The U.S. has a long track record of dealing decisively and effectively with existential threats. If the border did pose the national security crisis Trump and his MAGA allies suggest it does, we wouldn’t be relying on a federal law enforcement agency with fewer deployed officers than the NYPD to address it. Nor would we continue to muddle through with our lackadaisical and incoherent set of immigration policies that can be summed up as conflicting signs posted along the border, one reading “Do Not Trespass;” the other “Help Wanted: Inquire Within.”

Yet this approach isn’t a cost-free indulgence. With all the nonsensical talk of invading migrants and the border crisis, legitimate challenges and frictions aren’t being addressed. It is an affront to the rule of law to rely on a workforce of millions of undocumented migrant workers forced to live in the shadows because we haven’t provided adequate legal pathways for immigration.

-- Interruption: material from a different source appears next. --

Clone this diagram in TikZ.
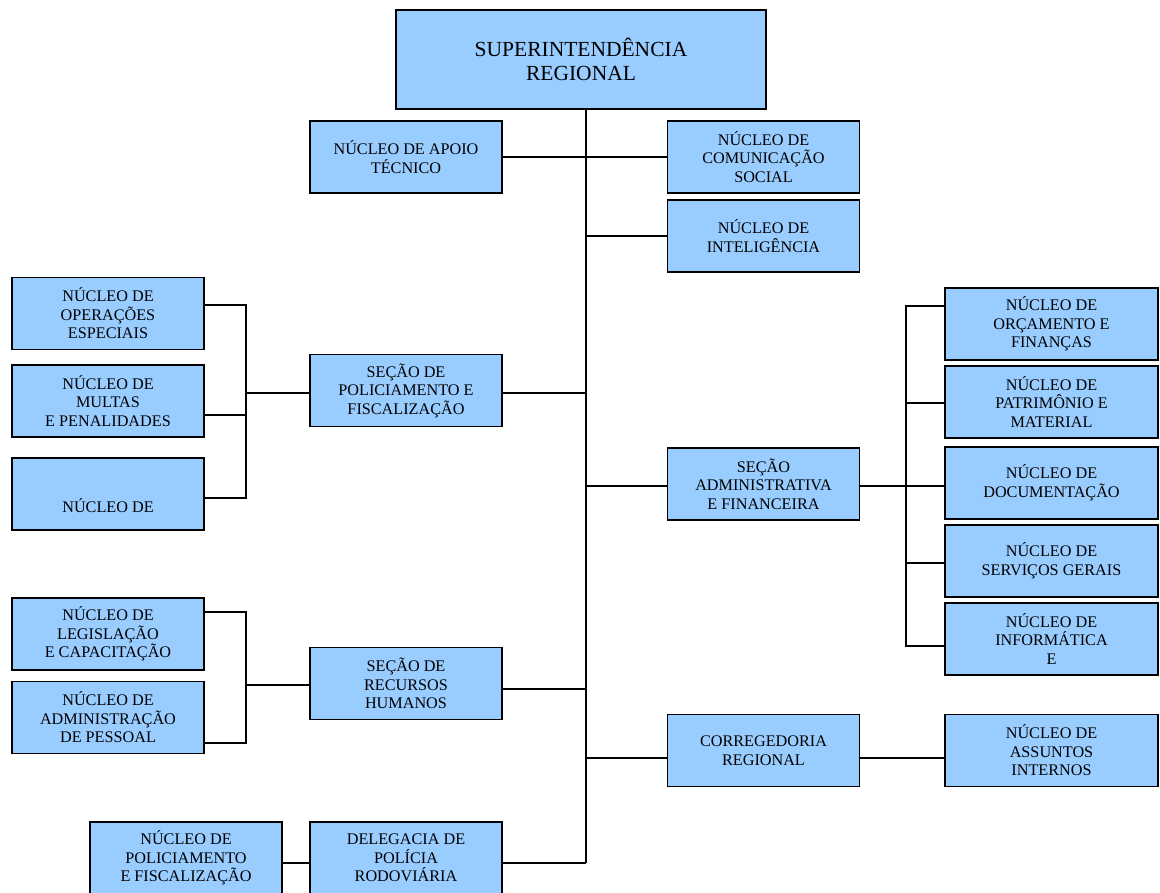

And you don’t have to be an anti-immigrant zealot to agree that in the absence of such realistic legal channels for immigration, the asylum-seeking process has been abused and that border infrastructure and public services in some communities when the number of arrivals spike are overwhelmed. But these are solvable problems if we were in a problem-solving mood.

As for our relationship with Mexico, in a more rational policymaking universe we would engage with its government to develop a regional, North American migration policy that reflected our interdependence. After all, in 2023 more than half the migrants seeking to cross our southern border came from countries beyond Mexico, and the occasional overwhelming spikes in arrivals tend to be driven by events in Venezuela or Central America. North America would do well to have a coordinated approach to immigration for the entire region, in the same way the European Union does. We would also try to align our energy policies and work toward shoring up the rule of law and democracy. The U.S.-Mexico relationship should be a considerable asset for both countries, but politics undermines its potential.

This is also true of America’s own relationship with its immigrant population, not to mention our heritage as a nation of immigrants. Immigration is a blessing the U.S. needs to nurture and manage, but our shared politicized narratives on the subject are veering so dangerously off course that a serious contender for the presidency can pass off talk of deporting millions of hardworking immigrants as a sensible proposal. If we continue down this road, we may end up with a truly existential crisis, not just one made up to fire up a political campaign.